President of Bryant University
- In office August 1, 1989 – 1996
- Preceded by: William T. O'Hara
- Succeeded by: Ronald K. Machtley

Personal details
- Born: July 10, 1942 (age 83) Stamford, Connecticut, US
- Alma mater: Harvard University (MPA, EdD) University of Connecticut (BA)
- Occupation: Academic administrator, nonprofit CEO

= William E. Trueheart =

American academic administrator

William E. Trueheart (born July 10, 1942) is an American academic administrator and nonprofit CEO who served as president of Bryant University from 1989 to 1996. He was the first African American to lead a 4-year private college in New England. Following his departure from Bryant, Trueheart served as president and CEO of three nonprofit organizations: Reading Is Fundamental (1997–2001), The Pittsburgh Foundation (2001–2007), and Achieving the Dream (2007–2015).

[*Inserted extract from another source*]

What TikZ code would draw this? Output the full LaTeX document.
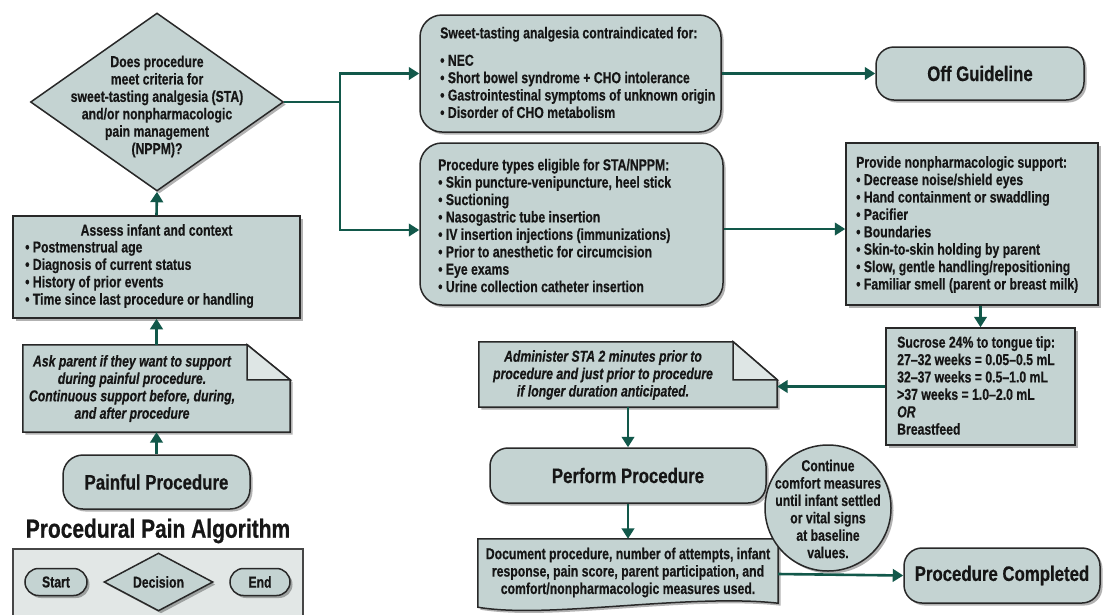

Trueheart holds a Bachelor of Arts degree in political science and economics from the University of Connecticut, a Master of Public Administration from the Harvard Kennedy School, and a Doctor of Education degree from the Harvard Graduate School of Education. His honorary degrees include a PhD in Humane Letters from Bryant University, a PhD in education from Bridgewater State University, and a Doctor of Business Administration from Johnson & Wales University.